● Data rows
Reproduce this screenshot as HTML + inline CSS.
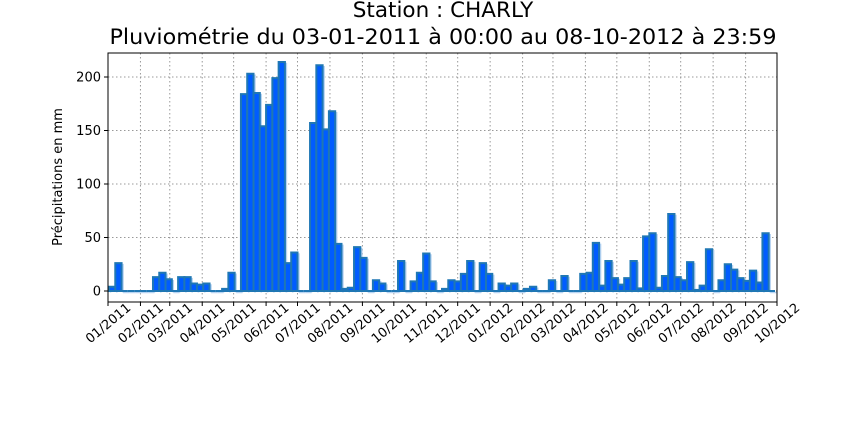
<!DOCTYPE html>
<html><head><meta charset="utf-8"><style>
body{margin:0;background:#fff}
svg{display:block;font-family:"DejaVu Sans","Liberation Sans",sans-serif}
</style></head><body>
<svg id="chart" width="864" height="432">
<text x="443" y="17" text-anchor="middle" font-size="21.5">Station : CHARLY</text>
<text x="443" y="44" text-anchor="middle" font-size="21.5" textLength="667" lengthAdjust="spacingAndGlyphs">Pluviométrie du 03-01-2011 à 00:00 au 08-10-2012 à 23:59</text>
<text transform="translate(62,177) rotate(-90)" text-anchor="middle" font-size="13">Précipitations en mm</text>
<g id="grid"></g><g id="bars"></g><g id="axes"></g>
</svg>
<script>
const values=[4,26,0,0,0,0,0,13,17,11,0,13,13,7,6,7,0,0,2,17,0,
184,203,185,154,174,199,214,26,36,0,0,157,211,151,168,44,2,3,41,31,0,10,7,0,0,28,0,9,17,35,9,0,
2,10,9,16,28,0,26,16,0,7,5,7,0,2,4,0,0,10,0,14,0,0,16,17,45,5,
28,12,6,12,28,2.5,51,54,3,14,72,13,10,27,1,5,39,0,10,25,20,12,9.5,19,8,54,0];
const yTicks=[0,50,100,150,200];
const monthLabels=["01/2011","02/2011","03/2011","04/2011","05/2011","06/2011","07/2011","08/2011","09/2011","10/2011","11/2011","12/2011","01/2012","02/2012","03/2012","04/2012","05/2012","06/2012","07/2012","08/2012","09/2012","10/2012"];

const NS="http://www.w3.org/2000/svg";
const L=108,R=777,T=53,B=302,barL=109,barR=775;
const y=v=>291-v*1.07;
const xBar=i=>barL+i*(barR-barL)/values.length;
const d0=Date.UTC(2011,0,1),d1=Date.UTC(2012,9,1);
const xMonth=s=>{const[m,yy]=s.split("/").map(Number);return L+(Date.UTC(yy,m-1,1)-d0)/(d1-d0)*(R-L);};
function mk(t,a,p){const e=document.createElementNS(NS,t);for(const k in a)e.setAttribute(k,a[k]);p.appendChild(e);return e;}
const grid=document.getElementById("grid"),bars=document.getElementById("bars"),axes=document.getElementById("axes");

yTicks.forEach(v=>{
  const g=mk("line",{x1:L,x2:R,y1:y(v),y2:y(v),stroke:"#999","stroke-dasharray":"1.5,2.5","stroke-width":1},grid);
  
  
  const tk=mk("line",{x1:L-4,x2:L,y1:y(v),y2:y(v),stroke:"#000"},axes);
  
  
  const t=mk("text",{x:L-7,y:y(v)+4.5,"text-anchor":"end","font-size":13},axes);
  t.textContent=v;
  
  
});
monthLabels.forEach(s=>{
  const x=xMonth(s);
  const g=mk("line",{x1:x,x2:x,y1:T,y2:B,stroke:"#999","stroke-dasharray":"1.5,2.5","stroke-width":1},grid);
  
  
  const tk=mk("line",{x1:x,x2:x,y1:B,y2:B+4,stroke:"#000"},axes);
  
  
  const t=mk("text",{x:0,y:0,"text-anchor":"middle","font-size":13,transform:`translate(${x},${B+21}) rotate(-40) translate(0,4.5)`},axes);
  t.textContent=s;
  
  
});
values.forEach((v,i)=>{
  const x0=xBar(i),x1=xBar(i+1),top=y(v),base=y(0);
  const sh=mk("path",{d:`M${x0+1.5} ${base+1.5}V${top+1.5}H${x1+1.5}V${base+1.5}`,fill:"none",stroke:"#b8d4f2","stroke-width":1.5},bars);
  
  
  const p=mk("path",{d:`M${x0} ${base}V${top}H${x1}V${base}Z`,fill:"#005cff",stroke:"#1f77b4","stroke-width":2,"stroke-linejoin":"miter"},bars);
  
  
});
const fr=mk("rect",{x:L,y:T,width:R-L,height:B-T,fill:"none",stroke:"#000","stroke-width":1},axes);


</script>
</body></html>
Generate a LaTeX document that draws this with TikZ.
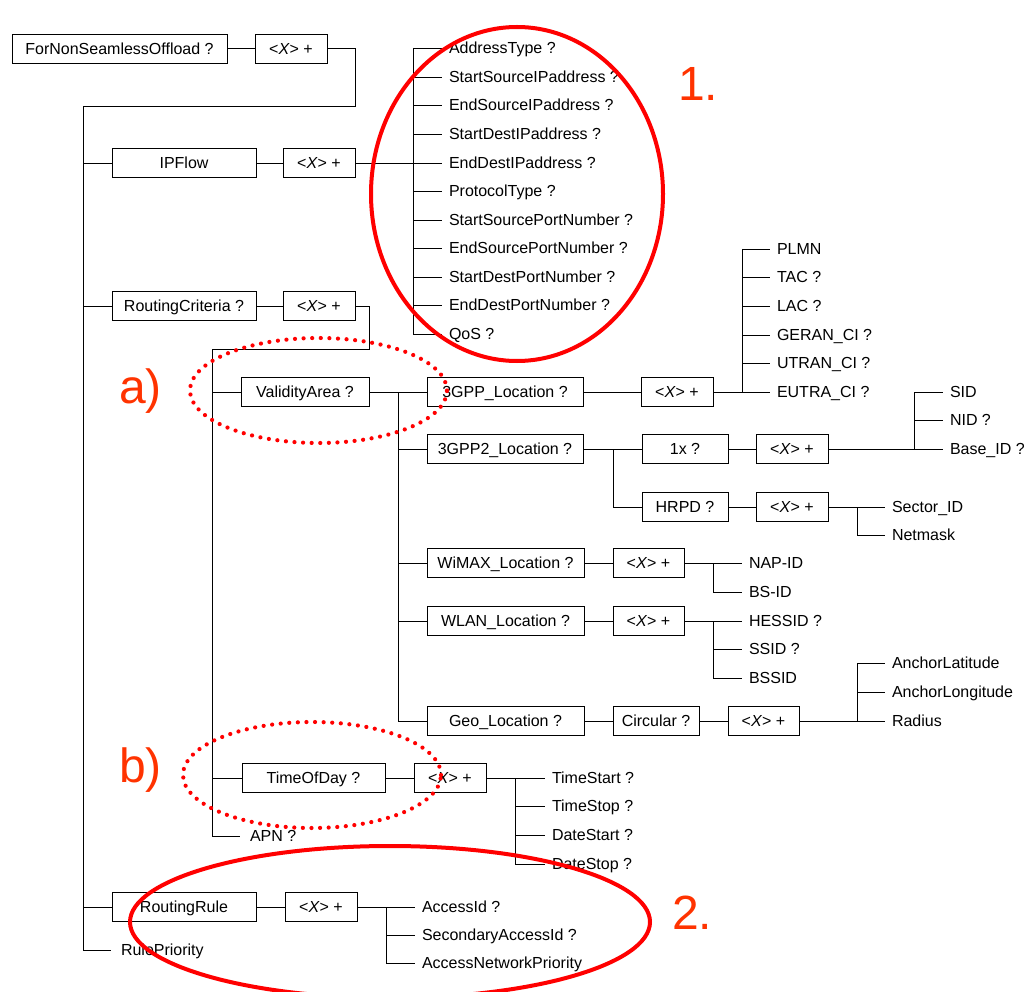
\documentclass[tikz,border=0pt]{standalone}
\usepackage{fontspec}
\setmainfont{Liberation Sans}
\newcommand\dfont{\fontsize{16}{19}\selectfont}
\newcommand\bigfont{\fontsize{48}{56}\selectfont}
\newcommand\rep{<\textit{X}> +}
\definecolor{markred}{RGB}{255,0,0}
\definecolor{labelred}{RGB}{255,51,0}
\begin{document}
\begin{tikzpicture}[x=1pt,y=-1pt,
  box/.style={draw, line width=0.8pt, inner sep=0pt, minimum height=29pt,
    text height=11.4pt, text depth=0pt, font=\dfont},
  leaf/.style={anchor=west, inner sep=0pt, outer xsep=7pt, outer ysep=0pt,
    text height=11.4pt, text depth=0pt, font=\dfont},
  wideleaf/.style={leaf, outer xsep=10pt},
  wire/.style={line width=0.8pt},
  ring/.style={draw=markred, line width=4pt},
  dotring/.style={draw=markred, line width=4.2pt, line cap=round, dash pattern=on 0pt off 8.6pt},
  tag/.style={anchor=base west, inner sep=0pt, font=\bigfont, text=labelred}]

\useasboundingbox (0,0) rectangle (1028,992);
\fill[white] (0,0) rectangle (1028,992);

% ---- boxes ----
\node[box, minimum width=215pt] (fnso) at (119.5,48.5) {ForNonSeamlessOffload ?};
\node[box, minimum width=72pt] (x0) at (291,48.5) {\rep};
\node[box, minimum width=144pt] (ipflow) at (184,163) {IPFlow};
\node[box, minimum width=72pt] (x1) at (319,163) {\rep};
\node[box, minimum width=144pt] (rc) at (184,306) {RoutingCriteria ?};
\node[box, minimum width=72pt] (x2) at (319,306) {\rep};
\node[box, minimum width=128pt] (va) at (305,392) {ValidityArea ?};
\node[box, minimum width=156pt] (g3) at (505,392) {3GPP\_Location ?};
\node[box, minimum width=72pt] (x3) at (677,392) {\rep};
\node[box, minimum width=156pt] (g32) at (505,449) {3GPP2\_Location ?};
\node[box, minimum width=86pt] (onex) at (685,449) {1x ?};
\node[box, minimum width=72pt] (x4) at (792,449) {\rep};
\node[box, minimum width=86pt] (hrpd) at (685,507) {HRPD ?};
\node[box, minimum width=72pt] (x5) at (792,507) {\rep};
\node[box, minimum width=157pt] (wimax) at (505.5,563) {WiMAX\_Location ?};
\node[box, minimum width=71pt] (x6) at (648.5,563) {\rep};
\node[box, minimum width=157pt] (wlan) at (505.5,621) {WLAN\_Location ?};
\node[box, minimum width=71pt] (x7) at (648.5,621) {\rep};
\node[box, minimum width=157pt] (geo) at (505.5,721) {Geo\_Location ?};
\node[box, minimum width=86pt] (circ) at (656,721) {Circular ?};
\node[box, minimum width=71pt] (x8) at (763.5,721) {\rep};
\node[box, minimum width=143pt] (tod) at (313.5,778) {TimeOfDay ?};
\node[box, minimum width=72pt] (x9) at (450,778) {\rep};
\node[box, minimum width=144pt] (rr) at (184,907) {RoutingRule};
\node[box, minimum width=72pt] (x10) at (321,907) {\rep};

% ---- leaves ----
\node[leaf] (ip1) at (442,48) {AddressType ?};
\node[leaf] (ip2) at (442,77) {StartSourceIPaddress ?};
\node[leaf] (ip3) at (442,105) {EndSourceIPaddress ?};
\node[leaf] (ip4) at (442,134) {StartDestIPaddress ?};
\node[leaf] (ip5) at (442,163) {EndDestIPaddress ?};
\node[leaf] (ip6) at (442,191) {ProtocolType ?};
\node[leaf] (ip7) at (442,220) {StartSourcePortNumber ?};
\node[leaf] (ip8) at (442,248) {EndSourcePortNumber ?};
\node[leaf] (ip9) at (442,277) {StartDestPortNumber ?};
\node[leaf] (ip10) at (442,305) {EndDestPortNumber ?};
\node[leaf] (ip11) at (442,334) {QoS ?};

\node[leaf] (plmn) at (770,249) {PLMN};
\node[leaf] (tac) at (770,277) {TAC ?};
\node[leaf] (lac) at (770,306) {LAC ?};
\node[leaf] (geran) at (770,335) {GERAN\_CI ?};
\node[leaf] (utran) at (770,363) {UTRAN\_CI ?};
\node[leaf] (eutra) at (770,392) {EUTRA\_CI ?};

\node[leaf] (sid) at (943,392) {SID};
\node[leaf] (nid) at (943,420) {NID ?};
\node[leaf] (base) at (943,449) {Base\_ID ?};

\node[leaf] (sector) at (885,507) {Sector\_ID};
\node[leaf] (netmask) at (885,535) {Netmask};

\node[leaf] (napid) at (742,563) {NAP-ID};
\node[leaf] (bsid) at (742,592) {BS-ID};

\node[leaf] (hessid) at (742,621) {HESSID ?};
\node[leaf] (ssid) at (742,649) {SSID ?};
\node[leaf] (bssid) at (742,678) {BSSID};

\node[leaf] (alat) at (885,663) {AnchorLatitude};
\node[leaf] (alon) at (885,692) {AnchorLongitude};
\node[leaf] (radius) at (885,721) {Radius};

\node[leaf] (tstart) at (545,778) {TimeStart ?};
\node[leaf] (tstop) at (545,806) {TimeStop ?};
\node[leaf] (dstart) at (545,835) {DateStart ?};
\node[leaf] (dstop) at (545,864) {DateStop ?};

\node[wideleaf] (apn) at (240,836) {APN ?};

\node[leaf] (acc) at (415,907) {AccessId ?};
\node[leaf] (sacc) at (415,935) {SecondaryAccessId ?};
\node[leaf] (anp) at (415,963) {AccessNetworkPriority};

\node[wideleaf] (rp) at (111,950) {RulePriority};

% ---- trunk positions ----
\coordinate (k1) at (355,106);
\coordinate (tA) at (83,106);
\coordinate (tB) at (413,0);
\coordinate (k2) at (369,349);
\coordinate (tC) at (212,349);
\coordinate (tD) at (398,0);
\coordinate (tE) at (742,0);
\coordinate (tF) at (613,0);
\coordinate (tG) at (914,0);
\coordinate (tH) at (857,0);
\coordinate (tI) at (713,0);
\coordinate (tJ) at (515,0);
\coordinate (tK) at (386,0);

% ---- connectors ----
\draw[wire] (fnso) -- (x0);
\draw[wire] (x0.east) -| (k1) -- (tA) -- (tA |- rp.west) -- (rp.west);
\foreach \n in {ipflow,rc,rr} \draw[wire] (tA |- \n.west) -- (\n.west);

\draw[wire] (ipflow) -- (x1);
\draw[wire] (x1.east) -- (ip5.west);
\draw[wire] (tB |- ip1.west) -- (tB |- ip11.west);
\foreach \i in {1,...,11} \draw[wire] (tB |- ip\i.west) -- (ip\i.west);

\draw[wire] (rc) -- (x2);
\draw[wire] (x2.east) -| (k2) -- (tC) -- (tC |- apn.west) -- (apn.west);
\foreach \n in {va,tod} \draw[wire] (tC |- \n.west) -- (\n.west);

\draw[wire] (va) -- (g3);
\draw[wire] (tD |- g3.west) -- (tD |- geo.west);
\foreach \n in {g32,wimax,wlan,geo} \draw[wire] (tD |- \n.west) -- (\n.west);

\draw[wire] (g3) -- (x3);
\draw[wire] (x3.east) -- (eutra.west);
\draw[wire] (tE |- plmn.west) -- (tE |- eutra.west);
\foreach \n in {plmn,tac,lac,geran,utran} \draw[wire] (tE |- \n.west) -- (\n.west);

\draw[wire] (g32) -- (onex);
\draw[wire] (tF |- g32.east) |- (hrpd.west);
\draw[wire] (onex) -- (x4);
\draw[wire] (x4.east) -- (base.west);
\draw[wire] (tG |- sid.west) -- (tG |- base.west);
\foreach \n in {sid,nid} \draw[wire] (tG |- \n.west) -- (\n.west);

\draw[wire] (hrpd) -- (x5);
\draw[wire] (x5.east) -- (sector.west);
\draw[wire] (tH |- sector.west) |- (netmask.west);

\draw[wire] (wimax) -- (x6);
\draw[wire] (x6.east) -- (napid.west);
\draw[wire] (tI |- napid.west) |- (bsid.west);

\draw[wire] (wlan) -- (x7);
\draw[wire] (x7.east) -- (hessid.west);
\draw[wire] (tI |- hessid.west) -- (tI |- bssid.west);
\foreach \n in {ssid,bssid} \draw[wire] (tI |- \n.west) -- (\n.west);

\draw[wire] (geo) -- (circ);
\draw[wire] (circ) -- (x8);
\draw[wire] (x8.east) -- (radius.west);
\draw[wire] (tH |- alat.west) -- (tH |- radius.west);
\foreach \n in {alat,alon} \draw[wire] (tH |- \n.west) -- (\n.west);

\draw[wire] (tod) -- (x9);
\draw[wire] (x9.east) -- (tstart.west);
\draw[wire] (tJ |- tstart.west) -- (tJ |- dstop.west);
\foreach \n in {tstop,dstart,dstop} \draw[wire] (tJ |- \n.west) -- (\n.west);

\draw[wire] (rr) -- (x10);
\draw[wire] (x10.east) -- (acc.west);
\draw[wire] (tK |- acc.west) -- (tK |- anp.west);
\foreach \n in {sacc,anp} \draw[wire] (tK |- \n.west) -- (\n.west);

% ---- highlight marks ----
\draw[ring] (517,194) ellipse [x radius=146pt, y radius=167pt];
\draw[ring] (390,922) ellipse [x radius=260pt, y radius=76pt];
\draw[dotring] (318.5,390.5) ellipse [x radius=128.5pt, y radius=52.5pt];
\draw[dotring] (312,775) ellipse [x radius=129pt, y radius=53pt];

\node[tag] (lab1) at (678,101) {1.};
\node[tag] (lab2) at (672,929) {2.};
\node[tag] (laba) at (119,403) {a)};
\node[tag] (labb) at (119,782) {b)};
\end{tikzpicture}
\end{document}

● What is being asked
Find how many lines of the listing include the string "this" and give that number, nothing else.

● Solution to the problem
2